Okay ladies, we all know our rules. Now we can see a copy of "their" rules!
*Please note... these are all numbered "1" ON PURPOSE!
1. Learn to work the toilet seat. You're a big girl. If it's up, put it down. We need it up, you need it down. You don't hear us complaining about you leaving it down.
1. Sunday = Sports. It's like the full moon or the changing of the tides. Let it be.
1. Shopping is NOT a sport. And no, we are never going to think of it that way.
1. Crying is blackmail.
1. Ask for what you want. Let us be clear on this one: Subtle hints do not work! Strong hints do not work! Obvious hints do not work! Just say it!
1. Yes and No are perfectly acceptable answers to almost every question.
1. Come to us with a problem only if you want help solving it. That's what we do. Sympathy is what your girlfriends are for.
1. A headache that lasts for 17 months is a problem. See a doctor.
1. Anything we said 6 months ago is inadmissible in an argument. In fact, all comments become null and void after 7 days.

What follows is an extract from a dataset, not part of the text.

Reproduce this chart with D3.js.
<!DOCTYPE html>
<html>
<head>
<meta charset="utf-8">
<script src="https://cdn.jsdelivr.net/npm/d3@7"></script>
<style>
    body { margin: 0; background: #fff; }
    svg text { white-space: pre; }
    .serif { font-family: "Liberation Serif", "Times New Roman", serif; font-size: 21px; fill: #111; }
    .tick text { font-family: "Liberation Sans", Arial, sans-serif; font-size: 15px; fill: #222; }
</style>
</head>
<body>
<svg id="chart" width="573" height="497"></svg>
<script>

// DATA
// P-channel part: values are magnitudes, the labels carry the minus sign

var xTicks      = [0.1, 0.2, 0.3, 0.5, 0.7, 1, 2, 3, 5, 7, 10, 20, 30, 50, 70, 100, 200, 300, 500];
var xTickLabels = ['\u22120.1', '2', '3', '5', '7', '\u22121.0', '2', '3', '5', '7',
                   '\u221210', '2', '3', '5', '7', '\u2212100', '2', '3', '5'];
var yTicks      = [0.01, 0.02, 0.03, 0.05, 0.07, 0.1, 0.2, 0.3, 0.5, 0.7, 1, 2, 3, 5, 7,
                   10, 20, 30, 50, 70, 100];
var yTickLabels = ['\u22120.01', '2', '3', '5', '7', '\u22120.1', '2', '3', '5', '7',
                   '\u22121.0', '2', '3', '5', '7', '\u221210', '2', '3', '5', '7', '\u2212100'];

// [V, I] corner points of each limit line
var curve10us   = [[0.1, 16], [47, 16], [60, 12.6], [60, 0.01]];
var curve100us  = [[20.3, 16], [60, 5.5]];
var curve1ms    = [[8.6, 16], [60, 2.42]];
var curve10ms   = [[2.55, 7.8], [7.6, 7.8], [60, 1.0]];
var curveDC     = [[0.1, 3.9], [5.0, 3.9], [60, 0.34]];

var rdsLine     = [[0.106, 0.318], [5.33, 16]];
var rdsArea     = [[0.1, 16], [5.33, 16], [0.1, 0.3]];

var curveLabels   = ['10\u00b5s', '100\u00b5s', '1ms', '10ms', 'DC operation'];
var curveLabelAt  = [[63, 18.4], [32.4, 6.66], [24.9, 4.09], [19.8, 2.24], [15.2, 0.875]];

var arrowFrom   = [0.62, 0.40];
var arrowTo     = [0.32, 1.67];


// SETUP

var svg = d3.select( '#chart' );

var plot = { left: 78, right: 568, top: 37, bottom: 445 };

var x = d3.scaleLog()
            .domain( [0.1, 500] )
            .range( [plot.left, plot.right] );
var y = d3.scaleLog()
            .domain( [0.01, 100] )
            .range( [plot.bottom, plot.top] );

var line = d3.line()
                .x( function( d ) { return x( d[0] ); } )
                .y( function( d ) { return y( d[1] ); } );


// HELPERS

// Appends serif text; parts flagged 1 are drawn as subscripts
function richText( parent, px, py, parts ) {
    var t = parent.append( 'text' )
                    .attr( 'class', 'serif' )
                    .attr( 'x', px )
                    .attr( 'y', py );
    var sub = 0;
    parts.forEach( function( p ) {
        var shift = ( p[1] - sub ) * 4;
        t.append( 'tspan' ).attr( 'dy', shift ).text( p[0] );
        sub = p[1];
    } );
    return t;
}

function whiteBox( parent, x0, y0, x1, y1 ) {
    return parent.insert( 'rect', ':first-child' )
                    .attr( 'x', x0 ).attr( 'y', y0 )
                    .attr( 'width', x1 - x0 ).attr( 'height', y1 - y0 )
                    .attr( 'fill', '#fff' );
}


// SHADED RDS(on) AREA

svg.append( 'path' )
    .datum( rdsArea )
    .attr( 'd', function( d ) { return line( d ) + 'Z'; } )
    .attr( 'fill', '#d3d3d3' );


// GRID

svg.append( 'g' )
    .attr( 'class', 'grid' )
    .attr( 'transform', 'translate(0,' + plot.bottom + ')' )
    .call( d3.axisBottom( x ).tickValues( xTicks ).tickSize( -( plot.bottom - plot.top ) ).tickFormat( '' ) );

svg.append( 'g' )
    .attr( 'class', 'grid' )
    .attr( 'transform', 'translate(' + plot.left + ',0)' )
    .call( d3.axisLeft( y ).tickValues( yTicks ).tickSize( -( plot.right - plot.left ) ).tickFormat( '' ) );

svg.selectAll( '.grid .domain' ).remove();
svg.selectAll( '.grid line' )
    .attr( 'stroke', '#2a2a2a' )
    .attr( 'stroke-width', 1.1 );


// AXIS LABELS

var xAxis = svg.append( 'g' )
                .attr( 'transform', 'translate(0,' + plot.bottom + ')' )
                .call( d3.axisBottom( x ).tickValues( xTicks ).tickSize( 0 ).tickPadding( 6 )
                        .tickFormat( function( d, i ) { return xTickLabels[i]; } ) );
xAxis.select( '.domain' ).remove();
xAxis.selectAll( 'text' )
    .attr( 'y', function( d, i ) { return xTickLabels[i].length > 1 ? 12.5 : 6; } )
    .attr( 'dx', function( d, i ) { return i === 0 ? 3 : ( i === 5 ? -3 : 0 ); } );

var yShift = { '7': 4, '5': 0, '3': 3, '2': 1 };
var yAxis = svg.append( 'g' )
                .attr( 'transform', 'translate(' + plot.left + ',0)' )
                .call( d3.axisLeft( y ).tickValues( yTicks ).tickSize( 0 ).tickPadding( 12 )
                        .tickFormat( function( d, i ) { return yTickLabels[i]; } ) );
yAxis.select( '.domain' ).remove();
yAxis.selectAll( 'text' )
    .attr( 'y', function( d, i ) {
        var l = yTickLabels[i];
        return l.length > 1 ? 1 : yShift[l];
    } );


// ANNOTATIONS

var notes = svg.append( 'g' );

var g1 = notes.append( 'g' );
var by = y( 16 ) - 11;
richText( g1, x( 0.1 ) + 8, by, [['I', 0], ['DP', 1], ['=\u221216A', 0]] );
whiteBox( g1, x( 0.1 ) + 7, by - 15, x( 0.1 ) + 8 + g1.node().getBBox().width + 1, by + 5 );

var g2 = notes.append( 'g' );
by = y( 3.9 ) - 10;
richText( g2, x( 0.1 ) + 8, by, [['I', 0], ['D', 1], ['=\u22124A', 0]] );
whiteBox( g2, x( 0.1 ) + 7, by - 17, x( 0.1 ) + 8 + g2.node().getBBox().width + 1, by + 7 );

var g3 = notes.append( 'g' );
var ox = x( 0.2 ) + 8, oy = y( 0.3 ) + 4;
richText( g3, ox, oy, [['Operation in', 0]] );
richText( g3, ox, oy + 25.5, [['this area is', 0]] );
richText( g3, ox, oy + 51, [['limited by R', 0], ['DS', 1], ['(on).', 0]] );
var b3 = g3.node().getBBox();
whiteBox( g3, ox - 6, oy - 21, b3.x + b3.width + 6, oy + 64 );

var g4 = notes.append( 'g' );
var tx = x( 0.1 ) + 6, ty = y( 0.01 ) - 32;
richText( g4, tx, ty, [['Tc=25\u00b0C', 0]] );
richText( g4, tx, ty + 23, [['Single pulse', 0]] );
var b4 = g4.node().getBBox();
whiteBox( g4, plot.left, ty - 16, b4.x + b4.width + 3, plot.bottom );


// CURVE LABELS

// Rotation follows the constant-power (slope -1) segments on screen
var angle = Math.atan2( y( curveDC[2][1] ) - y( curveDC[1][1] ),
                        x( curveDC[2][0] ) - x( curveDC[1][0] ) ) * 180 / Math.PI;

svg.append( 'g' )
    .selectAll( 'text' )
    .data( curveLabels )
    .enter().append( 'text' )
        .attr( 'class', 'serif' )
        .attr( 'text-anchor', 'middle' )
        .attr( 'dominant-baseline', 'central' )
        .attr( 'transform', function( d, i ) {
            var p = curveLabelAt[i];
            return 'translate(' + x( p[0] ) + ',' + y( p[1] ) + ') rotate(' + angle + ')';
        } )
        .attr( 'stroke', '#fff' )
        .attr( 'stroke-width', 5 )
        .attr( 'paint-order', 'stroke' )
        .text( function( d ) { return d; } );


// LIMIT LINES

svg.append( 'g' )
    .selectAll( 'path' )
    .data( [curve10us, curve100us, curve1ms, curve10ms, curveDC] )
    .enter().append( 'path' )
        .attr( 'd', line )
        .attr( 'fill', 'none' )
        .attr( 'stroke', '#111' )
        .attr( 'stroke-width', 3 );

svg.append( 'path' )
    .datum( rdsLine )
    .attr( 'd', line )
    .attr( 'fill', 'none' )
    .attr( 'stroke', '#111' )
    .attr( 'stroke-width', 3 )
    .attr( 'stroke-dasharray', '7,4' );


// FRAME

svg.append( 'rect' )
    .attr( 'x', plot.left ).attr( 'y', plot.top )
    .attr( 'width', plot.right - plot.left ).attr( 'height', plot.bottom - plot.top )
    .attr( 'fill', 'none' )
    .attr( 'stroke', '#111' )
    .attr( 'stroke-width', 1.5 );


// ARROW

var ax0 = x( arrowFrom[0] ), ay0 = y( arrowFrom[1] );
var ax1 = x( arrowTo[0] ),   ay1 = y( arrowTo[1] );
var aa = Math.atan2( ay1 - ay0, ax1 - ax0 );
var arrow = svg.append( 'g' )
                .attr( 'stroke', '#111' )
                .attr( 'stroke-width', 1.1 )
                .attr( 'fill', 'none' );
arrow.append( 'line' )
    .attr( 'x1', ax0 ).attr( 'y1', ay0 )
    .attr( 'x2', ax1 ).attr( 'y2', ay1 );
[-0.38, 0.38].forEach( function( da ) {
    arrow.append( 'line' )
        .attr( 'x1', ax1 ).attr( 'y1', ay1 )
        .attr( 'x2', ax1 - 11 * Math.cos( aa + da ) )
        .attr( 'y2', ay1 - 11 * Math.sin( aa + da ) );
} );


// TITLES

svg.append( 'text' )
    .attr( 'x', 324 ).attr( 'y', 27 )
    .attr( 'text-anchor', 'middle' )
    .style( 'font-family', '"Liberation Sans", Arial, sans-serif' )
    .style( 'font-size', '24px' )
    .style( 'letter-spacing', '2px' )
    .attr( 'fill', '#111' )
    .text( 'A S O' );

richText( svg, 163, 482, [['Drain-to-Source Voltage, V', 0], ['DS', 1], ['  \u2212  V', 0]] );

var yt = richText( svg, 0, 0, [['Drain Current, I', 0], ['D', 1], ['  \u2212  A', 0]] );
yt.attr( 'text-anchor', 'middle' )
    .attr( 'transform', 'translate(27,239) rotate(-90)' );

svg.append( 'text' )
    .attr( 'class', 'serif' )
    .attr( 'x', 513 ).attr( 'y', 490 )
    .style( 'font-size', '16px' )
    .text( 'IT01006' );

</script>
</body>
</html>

1. If you won't dress like the Victoria's Secret girls, don't expect us to act like soap opera guys.
1. If you think you're fat, you probably are. Don't ask us.
1. If something we said can be interpreted two ways, and one of the ways makes you sad or angry, we meant the other one.

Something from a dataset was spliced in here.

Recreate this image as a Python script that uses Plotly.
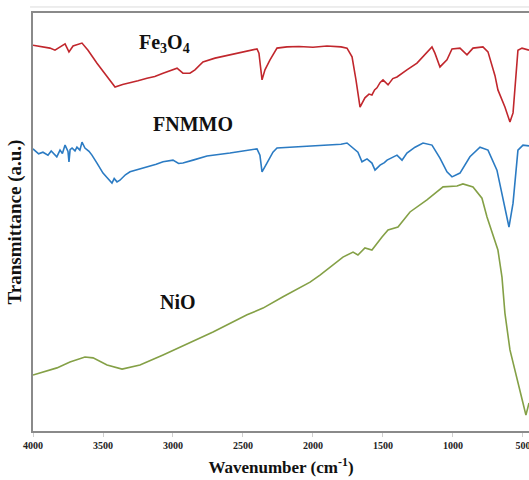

1. You can either ask us to do something or tell us how you want it done. Not both. If you already know best how to do it, just do it yourself.
1. Whenever possible, please say whatever you have to say during commercials.

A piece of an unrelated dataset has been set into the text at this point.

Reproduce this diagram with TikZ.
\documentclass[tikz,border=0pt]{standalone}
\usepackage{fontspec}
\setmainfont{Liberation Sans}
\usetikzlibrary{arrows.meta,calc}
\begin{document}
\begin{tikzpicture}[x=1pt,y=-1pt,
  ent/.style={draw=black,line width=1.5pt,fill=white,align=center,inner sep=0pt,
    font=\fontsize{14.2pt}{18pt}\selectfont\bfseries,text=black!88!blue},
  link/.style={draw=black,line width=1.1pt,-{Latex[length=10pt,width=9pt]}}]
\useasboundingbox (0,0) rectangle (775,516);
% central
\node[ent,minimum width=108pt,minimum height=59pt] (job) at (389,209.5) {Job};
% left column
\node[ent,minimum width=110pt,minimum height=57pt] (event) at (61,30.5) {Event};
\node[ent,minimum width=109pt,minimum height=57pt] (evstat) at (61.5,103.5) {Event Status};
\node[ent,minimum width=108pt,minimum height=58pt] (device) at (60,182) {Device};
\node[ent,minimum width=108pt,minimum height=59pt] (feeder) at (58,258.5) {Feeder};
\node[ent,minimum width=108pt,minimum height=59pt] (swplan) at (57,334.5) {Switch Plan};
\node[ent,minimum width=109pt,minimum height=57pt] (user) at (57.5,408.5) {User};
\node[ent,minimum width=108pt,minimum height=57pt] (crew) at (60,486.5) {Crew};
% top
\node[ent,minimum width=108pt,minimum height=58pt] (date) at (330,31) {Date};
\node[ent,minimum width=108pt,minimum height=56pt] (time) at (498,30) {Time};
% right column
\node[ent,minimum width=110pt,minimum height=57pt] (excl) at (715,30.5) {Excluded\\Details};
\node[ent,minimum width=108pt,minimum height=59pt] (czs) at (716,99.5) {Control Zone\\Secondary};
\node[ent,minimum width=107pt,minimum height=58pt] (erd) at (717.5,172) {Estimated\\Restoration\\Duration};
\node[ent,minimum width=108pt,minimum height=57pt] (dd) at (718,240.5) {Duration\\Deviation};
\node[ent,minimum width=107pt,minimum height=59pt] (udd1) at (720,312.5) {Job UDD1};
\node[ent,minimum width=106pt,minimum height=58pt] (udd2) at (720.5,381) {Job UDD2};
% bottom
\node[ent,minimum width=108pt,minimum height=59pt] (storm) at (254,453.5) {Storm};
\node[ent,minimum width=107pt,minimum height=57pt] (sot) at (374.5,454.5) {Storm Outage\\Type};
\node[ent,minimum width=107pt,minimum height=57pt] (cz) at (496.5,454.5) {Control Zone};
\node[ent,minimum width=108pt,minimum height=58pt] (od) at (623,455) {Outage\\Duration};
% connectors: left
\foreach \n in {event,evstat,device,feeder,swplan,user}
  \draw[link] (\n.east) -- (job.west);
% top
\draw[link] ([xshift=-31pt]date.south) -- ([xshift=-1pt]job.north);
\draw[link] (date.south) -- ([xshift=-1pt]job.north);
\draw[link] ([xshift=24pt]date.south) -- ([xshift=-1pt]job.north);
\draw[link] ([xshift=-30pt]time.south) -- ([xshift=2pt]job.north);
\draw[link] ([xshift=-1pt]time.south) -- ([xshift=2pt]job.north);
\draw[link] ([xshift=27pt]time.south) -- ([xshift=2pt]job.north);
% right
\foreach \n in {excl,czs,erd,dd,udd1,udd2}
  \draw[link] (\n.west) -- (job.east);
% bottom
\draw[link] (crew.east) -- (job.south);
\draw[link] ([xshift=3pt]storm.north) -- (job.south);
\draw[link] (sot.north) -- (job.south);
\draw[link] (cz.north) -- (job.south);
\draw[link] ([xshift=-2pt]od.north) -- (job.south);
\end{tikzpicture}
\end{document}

1. Christopher Columbus did not need directions and neither do we.
1. ALL men see in only 16 colors, like Windows default settings. Peach, for example, is a fruit, not a color. Pumpkin is also a fruit. We have no idea what mauve is.
1. If it itches, it will be scratched. We do that.
1. If we ask what is wrong and you say "nothing," we will act like nothing's wrong. We know you are lying, but it is just not worth the hassle.
1. If you ask a question you don't want us to answer, expect an answer you don't want to hear.
1. When we have to go somewhere, absolutely anything you wear is fine...Really.
1. Don't ask us what we're thinking about unless you are prepared to discuss such topics as baseball, the shotgun formation, or monster trucks.
1. You have enough clothes.
1. You have too many shoes.
1. I am in shape. Round is a shape.
1. Thank you for reading this: Yes, I know, I have to sleep on the couch tonight, but did you know men really don't mind that, it's like camping.
When you change the way you look at situations,
situations change the way they appear.
I truly love my wife of 42 years, and I see no connection with the guidelines. Sorry, but I'm happy!
dick
I admit that most of these rules are not a surprise. But I do have to say that I take exception to rule 1. (Not the first rule, but the one numbered "1".)
Well Edie that's a nice list of rules to get along well with small children, but full grown smart men and women? Why?
Just treat each other like you want to be treated and if you can't do that, treat them like you would a guest. Because if you need a list of rules then probably at least one of you is a guest and will be moving along any day now.
happy here too and we have no rules posted!
Life's messy clean it up! And Be Nice!
PS I suspect it's men who are really the emotional ones and women are the logical Spocks. Women just want a list of what to do and they do it, they birth the babies and bury the dead and do it all with a graceful detachment of logic. Ask any female nurse or a woman who's Aunt Flo is visiting. It's even logical to clean up the messy house It's also logical to think your help mate would do the same. Men are so emotional if they dare go there they freak. Start one crying and watch the dam break! For some men, they can't even ask for directions which is logical when you're lost, because their emotions have then all tied up, don't look foolish, be smart, get mad, all emotional responses.